[Python-Dev] Allocation of shape and strides fields in Py_buffer

Wed Dec 10 12:49:47 CET 2008

Antoine Pitrou wrote:
> In all honesty, I admit I am annoyed by all the problems with the buffer API /
> memoryview object, many of which are caused by its utterly bizarre design (and
> the fact that the design team went missing in action after imposing such a
> bizarre and complex design on us), and I'm reluctant to add yet another level of
> byzantine complexity in order to solve those problems. It explains I may sound a
> bit angry at times :-)
> 
> If we really need to change things a lot to make them work, we should re-work
> the buffer API from the ground up, make the Py_buffer struct a true PyObject
> (that is, a true variable-length object so as to solve the shape and strides
> allocation issue) and merge it with the current memoryview implementation. It
> would make things both more simpler and more flexible.

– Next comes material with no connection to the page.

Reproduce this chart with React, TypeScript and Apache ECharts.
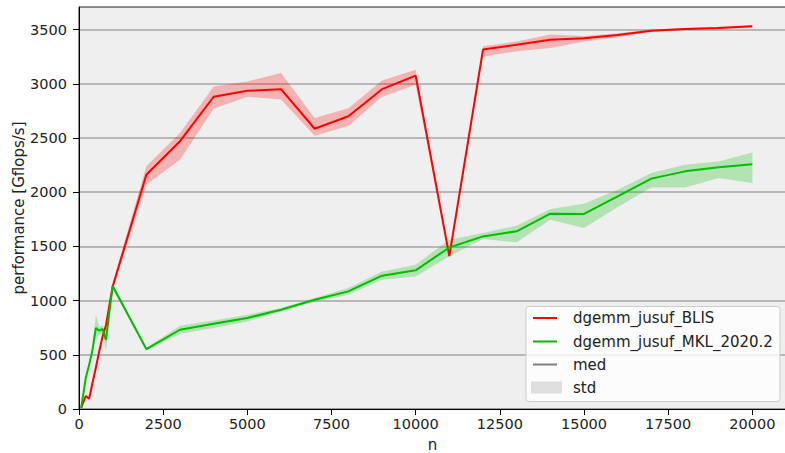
import React, { useEffect, useRef } from "react";
import * as echarts from "echarts";

// problem sizes n
const N = [64, 200, 300, 400, 500, 600, 700, 800, 1000, 2000, 3000, 4000, 5000, 6000, 7000, 8000, 9000, 10000, 11000, 12000, 13000, 14000, 15000, 16000, 17000, 18000, 19000, 20000];

// dgemm_jusuf_BLIS
const blisMed = [10, 120, 95, 240, 380, 530, 670, 770, 1130, 2160, 2470, 2880, 2935, 2950, 2585, 2700, 2950, 3075, 1410, 3315, 3360, 3405, 3420, 3450, 3490, 3505, 3515, 3530];
const blisLo = [5, 110, 85, 225, 365, 510, 650, 750, 1100, 2070, 2300, 2770, 2880, 2855, 2520, 2610, 2880, 2990, 1390, 3250, 3300, 3330, 3390, 3430, 3480, 3495, 3505, 3520];
const blisHi = [15, 130, 105, 255, 395, 550, 690, 790, 1160, 2240, 2545, 2975, 3020, 3100, 2685, 2775, 3030, 3130, 1430, 3345, 3390, 3455, 3440, 3465, 3500, 3515, 3525, 3540];

// dgemm_jusuf_MKL_2020.2
const mklMed = [10, 285, 405, 545, 747, 722, 738, 639, 1135, 553, 731, 787, 839, 916, 1008, 1085, 1230, 1279, 1490, 1592, 1639, 1802, 1799, 1961, 2125, 2192, 2229, 2257];
const mklLo = [5, 270, 390, 520, 650, 680, 700, 530, 1110, 540, 694, 747, 808, 900, 990, 1054, 1193, 1223, 1408, 1568, 1537, 1746, 1670, 1863, 2044, 2044, 2131, 2085];
const mklHi = [15, 300, 420, 570, 870, 760, 770, 700, 1150, 565, 768, 817, 870, 932, 1025, 1116, 1269, 1331, 1562, 1624, 1691, 1845, 1894, 2023, 2177, 2254, 2284, 2367];

const xTicks = [0, 2500, 5000, 7500, 10000, 12500, 15000, 17500, 20000];
const yTicks = [0, 500, 1000, 1500, 2000, 2500, 3000, 3500];

const legendNames = ["dgemm_jusuf_BLIS", "dgemm_jusuf_MKL_2020.2", "med", "std"];

const RED = "#ff0000";
const GREEN = "#00bd00";
const FONT = "DejaVu Sans";
const TXT = "#222222";

function band(name: string, lo: number[], hi: number[], fill: string) {
  return {
    type: "custom",
    name,
    silent: true,
    clip: true,
    data: N.map((n, i) => [n, lo[i], hi[i]]),
    encode: { x: 0, y: [1, 2] },
    renderItem: (params: any, api: any) => {
      if (params.dataIndex !== 0) return null;
      const upper = N.map((n, i) => api.coord([n, hi[i]]));
      const lower = N.map((n, i) => api.coord([n, lo[i]])).reverse();
      return {
        type: "polygon",
        shape: { points: upper.concat(lower) },
        style: { fill, stroke: "none" },
      };
    },
  };
}

function line(name: string, vals: number[], color: string) {
  return {
    type: "line",
    name,
    data: N.map((n, i) => [n, vals[i]]),
    symbol: "none",
    lineStyle: { color, width: 2 },
    itemStyle: { color },
    silent: true,
  };
}

export default function App() {
  const ref = useRef<HTMLDivElement>(null);
  useEffect(() => {
    if (!ref.current) return;
    const chart = echarts.init(ref.current, null, { renderer: "svg" });
    const lx = 526, ly = 306.5, rowY = [318, 341.5, 364.5, 387.5];
    chart.setOption({
      animation: false,
      backgroundColor: "#ffffff",
      textStyle: { fontFamily: FONT },
      grid: {
        left: 79,
        top: 7,
        right: -1,
        bottom: 44,
        outerBoundsMode: "none",
        containLabel: false,
        show: true,
        backgroundColor: "#efefef",
        borderColor: "#222",
        borderWidth: 1,
      },
      xAxis: {
        type: "value",
        min: 0,
        max: 21000,
        interval: 2500,
        name: "n",
        nameLocation: "middle",
        nameGap: 30,
        nameMoveOverlap: false,
        nameTextStyle: { fontFamily: FONT, fontSize: 15, lineHeight: 12, color: TXT },
        axisLine: { show: true, lineStyle: { color: "#000", width: 1 } },
        axisTick: { show: true, length: 6, lineStyle: { color: "#000" }, customValues: xTicks },
        axisLabel: {
          customValues: xTicks,
          margin: 7,
          fontFamily: FONT,
          fontSize: 14.5,
          color: TXT,
          formatter: (v: number) => (v % 2500 === 0 ? String(v) : ""),
        },
        splitLine: { show: false },
      },
      yAxis: {
        type: "value",
        min: 0,
        max: 3708,
        interval: 500,
        name: "performance [Gflops/s]",
        nameLocation: "middle",
        nameGap: 53,
        nameMoveOverlap: false,
        nameTextStyle: { fontFamily: FONT, fontSize: 15, color: TXT },
        axisLine: { show: true, lineStyle: { color: "#000", width: 1 } },
        axisTick: { show: true, length: 6, lineStyle: { color: "#000" }, customValues: yTicks },
        axisLabel: {
          customValues: yTicks,
          margin: 12,
          fontFamily: FONT,
          fontSize: 14.5,
          color: TXT,
          formatter: (v: number) => (v % 500 === 0 ? String(v) : ""),
        },
        splitLine: { show: true, lineStyle: { color: "#a5a5a5", width: 1.6 } },
      },
      series: [
        band("BLIS std", blisLo, blisHi, "rgba(255,0,0,0.25)"),
        line(legendNames[0], blisMed, RED),
        band("MKL std", mklLo, mklHi, "rgba(0,189,0,0.25)"),
        line(legendNames[1], mklMed, GREEN),
      ],
      graphic: [
        {
          type: "rect",
          shape: { x: lx, y: ly, width: 254, height: 95, r: 3 },
          style: { fill: "rgba(255,255,255,0.8)", stroke: "#cccccc", lineWidth: 1 },
          z: 100,
        },
        { type: "line", shape: { x1: 533, y1: rowY[0], x2: 557, y2: rowY[0] }, style: { stroke: RED, lineWidth: 2 }, z: 101 },
        { type: "line", shape: { x1: 533, y1: rowY[1], x2: 557, y2: rowY[1] }, style: { stroke: GREEN, lineWidth: 2 }, z: 101 },
        { type: "line", shape: { x1: 533, y1: rowY[2], x2: 557, y2: rowY[2] }, style: { stroke: "#808080", lineWidth: 2 }, z: 101 },
        { type: "rect", shape: { x: 531, y: rowY[3] - 6, width: 31, height: 12 }, style: { fill: "#dedede", stroke: "none" }, z: 101 },
        ...legendNames.map((t, i) => ({
          type: "text",
          x: 573,
          y: rowY[i],
          z: 101,
          style: { text: t, fontFamily: FONT, fontSize: 15, fill: TXT, verticalAlign: "middle", align: "left" },
        })),
      ],
    });
    return () => chart.dispose();
  }, []);
  return <div ref={ref} style={{ position: "fixed", left: 0, top: 0, width: 785, height: 453 }} />;
}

I don't see anything wrong with the PEP 3118 protocol. It does exactly
what it is designed to do: allow the number crunching crowd to share
large datasets between different libraries without copying things around
in memory. Yes, the protocol is complicated, but that is because it is
trying to handle a complicated problem.

The memoryview implementation on the other hand is pretty broken. I do
have a theory on how it ended up in such an unusable state, but I'm not
particularly inclined to share it - this kind of thing can happen
sometimes, and the important question now is how we fix it.

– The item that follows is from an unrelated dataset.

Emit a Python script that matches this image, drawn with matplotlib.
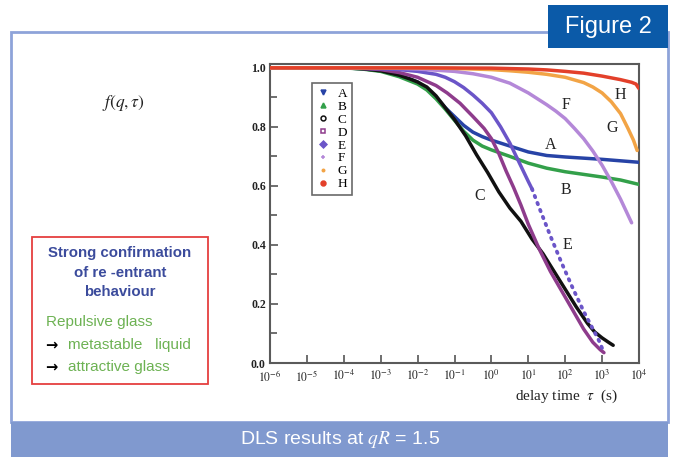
"""DLS intermediate scattering functions f(q, tau) for samples A-H, qR = 1.5."""

import matplotlib

matplotlib.use("Agg")
import matplotlib.pyplot as plt
from matplotlib.lines import Line2D
from matplotlib.patches import Rectangle
import numpy as np

plt.rcParams["mathtext.fontset"] = "stix"

# log10(tau / s) and f(q, tau)
a_logt = [-6, -4, -3.5, -3, -2.5, -2, -1.75, -1.5, -1.25, -1, -0.75, -0.5, -0.25, 0, 0.5, 1, 1.5, 2, 3, 4]
a_f = [1.0, 1.0, 0.997, 0.99, 0.975, 0.952, 0.93, 0.90, 0.865, 0.835, 0.805, 0.782, 0.767, 0.755,
       0.735, 0.715, 0.703, 0.698, 0.69, 0.68]

b_logt = [-6, -4, -3.5, -3, -2.5, -2, -1.75, -1.5, -1.25, -1, -0.75, -0.5, -0.25, 0, 0.5, 1, 1.5, 2, 3, 3.5, 4]
b_f = [1.0, 1.0, 0.996, 0.988, 0.97, 0.945, 0.925, 0.895, 0.86, 0.822, 0.785, 0.755, 0.735, 0.722,
       0.70, 0.677, 0.66, 0.648, 0.63, 0.62, 0.605]

c_logt = [-6, -4, -3.5, -3, -2.5, -2.2, -2, -1.75, -1.5, -1.25, -1, -0.7, -0.4, -0.1, 0.2, 0.5, 0.8,
          1.1, 1.4, 1.7, 2.0, 2.3, 2.6, 2.8, 3.0, 3.2, 3.3]
c_f = [1.0, 1.0, 0.997, 0.99, 0.975, 0.962, 0.952, 0.935, 0.905, 0.865, 0.825, 0.77, 0.705, 0.645,
       0.58, 0.525, 0.48, 0.42, 0.37, 0.31, 0.25, 0.19, 0.135, 0.105, 0.085, 0.068, 0.06]

d_logt = [-6, -4, -3.5, -3, -2.5, -2, -1.5, -1.2, -0.85, -0.5, -0.2, 0, 0.2, 0.4, 0.6, 0.8, 1, 1.3,
          1.6, 1.9, 2.2, 2.5, 2.75, 2.95, 3.05]
d_f = [1.0, 1.0, 0.998, 0.994, 0.984, 0.968, 0.94, 0.915, 0.88, 0.835, 0.795, 0.76, 0.71, 0.65,
       0.595, 0.535, 0.47, 0.385, 0.31, 0.245, 0.18, 0.115, 0.07, 0.045, 0.035]

e_logt = [-6, -4, -3, -2.5, -2, -1.5, -1.25, -1, -0.75, -0.5, -0.25, 0, 0.25, 0.5, 0.75, 1, 1.1]
e_f = [1.0, 1.0, 0.997, 0.994, 0.988, 0.978, 0.968, 0.953, 0.933, 0.908, 0.88, 0.848, 0.80, 0.745,
       0.68, 0.615, 0.59]
e_tail_logt = [1.1, 1.3, 1.6, 1.9, 2.2, 2.5, 2.75, 2.9, 3.0, 3.05]
e_tail_f = [0.59, 0.525, 0.43, 0.34, 0.255, 0.175, 0.115, 0.08, 0.05, 0.04]

f_logt = [-6, -3, -2, -1, -0.5, 0, 0.5, 1, 1.5, 1.75, 2, 2.25, 2.5, 2.75, 3, 3.25, 3.5, 3.65, 3.8]
f_f = [1.0, 1.0, 0.996, 0.988, 0.98, 0.968, 0.948, 0.915, 0.875, 0.853, 0.828, 0.795, 0.76, 0.718,
       0.67, 0.615, 0.555, 0.515, 0.475]

g_logt = [-6, -2, -1, 0, 0.5, 1, 1.5, 2, 2.5, 2.75, 3, 3.25, 3.5, 3.7, 3.85, 3.95]
g_f = [1.0, 1.0, 0.998, 0.994, 0.99, 0.985, 0.978, 0.968, 0.95, 0.935, 0.915, 0.885, 0.845, 0.795,
       0.755, 0.72]

h_logt = [-6, -2, 0, 1, 1.5, 2, 2.5, 3, 3.5, 3.8, 3.92, 3.97, 4.0]
h_f = [1.0, 1.0, 0.999, 0.996, 0.993, 0.988, 0.982, 0.972, 0.96, 0.951, 0.945, 0.935, 0.93]

samples = ["A", "B", "C", "D", "E", "F", "G", "H"]
colors = ["#2743a6", "#33a04a", "#111111", "#8e3c8c", "#6b55c8", "#b488d8", "#f2a446", "#e3402a"]
markers = ["v", "^", "o", "s", "D", "+", ".", "o"]

series = {
    "A": (a_logt, a_f), "B": (b_logt, b_f), "C": (c_logt, c_f), "D": (d_logt, d_f),
    "E": (e_logt, e_f), "F": (f_logt, f_f), "G": (g_logt, g_f), "H": (h_logt, h_f),
}

# where the curve letters sit (tau, f)
curve_labels = {
    "A": (41, 0.739), "B": (105, 0.586), "C": (0.49, 0.566), "E": (112, 0.40),
    "F": (105, 0.875), "G": (1860, 0.797), "H": (3090, 0.908),
}

W, H = 675, 459
fig = plt.figure(figsize=(W / 100, H / 100), dpi=100)


def fx(px):
    return px / W


def fy(py):
    return 1 - py / H


# slide frame, caption bar and "Figure 2" tab
fig.add_artist(Rectangle((fx(11), fy(422)), fx(657), 390 / H, transform=fig.transFigure,
                         facecolor="white", edgecolor="#8ea3d9", lw=2, zorder=0))
fig.add_artist(Rectangle((fx(11), fy(457)), fx(657), 35 / H, transform=fig.transFigure,
                         facecolor="#8099cf", edgecolor="none", zorder=1))
fig.add_artist(Rectangle((fx(548), fy(48)), fx(120), 43 / H, transform=fig.transFigure,
                         facecolor="#0b5aa8", edgecolor="none", zorder=1))
fig.text(fx(608), fy(27), "Figure 2", color="white", fontsize=17, ha="center", va="center",
         family="Liberation Sans")
fig.text(fx(340), fy(440), r"DLS results at $qR$ = 1.5", color="white", fontsize=14,
         ha="center", va="center", family="Liberation Sans")

# red note box
fig.add_artist(Rectangle((fx(32), fy(384)), fx(176), 147 / H, transform=fig.transFigure,
                         facecolor="white", edgecolor="#e53f3f", lw=1.3, zorder=1))
navy = "#3b4b9c"
green = "#6db253"
for txt, py in [("Strong confirmation", 253), ("of re -entrant", 273), ("behaviour", 292)]:
    fig.text(fx(120), fy(py), txt, color=navy, fontsize=10.8, fontweight="bold",
             ha="center", va="center", family="Liberation Sans")
fig.text(fx(46), fy(322), "Repulsive glass", color=green, fontsize=11, va="center",
         family="Liberation Sans")
for txt, py in [("metastable   liquid", 345), ("attractive glass", 367)]:
    fig.text(fx(45), fy(py), "\u2192", color="black", fontsize=10.5, va="center",
             family="DejaVu Sans", fontweight="bold")
    fig.text(fx(68), fy(py), txt, color=green, fontsize=11, va="center",
             family="Liberation Sans")

# the DLS panel
ax = fig.add_axes([fx(270), fy(363), fx(369), 299 / H])
for s, col in zip(samples, colors):
    lt, fv = series[s]
    ax.plot(10.0 ** np.array(lt), fv, color=col, lw=2.5, solid_capstyle="round",
            solid_joinstyle="round", zorder=3)
ax.plot(10.0 ** np.array(e_tail_logt), e_tail_f, color=colors[4], lw=2.7, ls=(0, (0.4, 1.6)),
        dash_capstyle="round", zorder=3)

ax.set_xscale("log")
ax.set_xlim(1e-6, 1e4)
ax.set_ylim(0, 1.013)
ax.set_xticks([10.0 ** k for k in range(-6, 5)])
ax.set_xticklabels([rf"$10^{{{k}}}$" for k in range(-6, 5)])
ax.xaxis.set_minor_locator(matplotlib.ticker.NullLocator())
ax.set_yticks([0, 0.2, 0.4, 0.6, 0.8, 1.0])
ax.set_yticklabels(["0.0", "0.2", "0.4", "0.6", "0.8", "1.0"])
ax.set_yticks([0.1, 0.3, 0.5, 0.7, 0.9], minor=True)
ax.tick_params(which="both", direction="in", color="#555555", width=1.2, top=False, right=False)
ax.tick_params(which="major", length=6, labelcolor="#222222")
ax.tick_params(axis="x", which="major", labelsize=8.5, pad=4)
ax.tick_params(axis="y", which="major", labelsize=8.5, pad=3)
ax.tick_params(which="minor", length=5)
for lab in ax.get_yticklabels():
    lab.set_family("Liberation Serif")
    lab.set_fontweight("bold")
for sp in ax.spines.values():
    sp.set_color("#5a5a5a")
    sp.set_linewidth(1.5)

for s, (tx, ty) in curve_labels.items():
    ax.text(tx, ty, s, fontsize=11.5, family="Liberation Serif", ha="center", va="center",
            color="#222222", zorder=4)

handles = [Line2D([], [], ls="none", marker=m, color=c, markersize=3.5,
                  markerfacecolor=("none" if s in ("C", "D") else c),
                  markeredgewidth=1.1)
           for s, m, c in zip(samples, markers, colors)]
leg = ax.legend(handles, samples, loc="upper left", bbox_to_anchor=(0.114, 0.936),
                frameon=True, fancybox=False, handlelength=1.0, handletextpad=0.6,
                labelspacing=0.05, borderpad=0.35, borderaxespad=0,
                prop={"family": "Liberation Serif", "size": 9.5})
leg.get_frame().set_edgecolor("#444444")
leg.get_frame().set_linewidth(1.2)

fig.text(fx(123), fy(103), r"$f(q,\tau)$", fontsize=12.5, ha="center", va="center", color="#222222")
fig.text(fx(566), fy(396), r"delay time  $\tau$  (s)", fontsize=11, ha="center", va="center",
         family="Liberation Serif", color="#222222")

fig.savefig("out.png", dpi=100)
plt.close(fig)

As I see it, memoryview is actually trying to do two things, but the
design for supporting the second of them doesn't appear to have been
adequately thought through in the current implementation.

The first use of a memoryview object is merely to allow access to the
Py_buffer of a data store. This is pretty simple, and aside from
currently getting len() wrong when itemsize > 1, memoryview isn't
terrible at it.

If we left memoryview at that it *would* just be a simple wrapper around
a Py_buffer struct, and it's implementation wouldn't be difficult at all.

Where it gets a bit more complicated is if we want to support slices
(rather than just indexing) on memoryview objects. When you do that, the
memoryview is no longer a simple wrapper around the Py_buffer of the
underlying data store, because it isn't exposing the whole data store
any more - it is only exposing part of it.

Requesting access to only part of a data buffer is NOT part of the PEP
3118 API, and it doesn't need to be: it can be part of a separate object
that adapts from the underlying data store to the desired subview.

The object that is meant to be performing at least simple 1-dimensional
cases of that adaptation is memoryview (or more to the point, memoryview
slices), but it currently *sucks* at this because it relies too heavily
on the info in the Py_buffer that it got from the underlying object.
That Py_buffer describes the *whole* data store, but a memoryview slice
may only be exposing part of it - so while the info in the Py_buffer is
accurate for the underlying object, it is *not* accurate for the
memoryview itself.

Fixing that for the 1 dimensional case shouldn't actually be all that
difficult - the memoryview just needs to maintain its own shape[0] entry
that reflects the number of items in the view rather than the number in
the underlying object.

The multi-dimensional cases get pretty tricky though, since they will
almost always end up dealing with non-contiguous data. The PEP 3118
protocol is up to handling the task, but the implementation of the index
mapping to handle these multi-dimensional cases is highly non-trivial,
and probably best left to third party libraries like numpy.

Cheers,
Nick.

-- 
Nick Coghlan   |   ncoghlan at gmail.com   |   Brisbane, Australia
---------------------------------------------------------------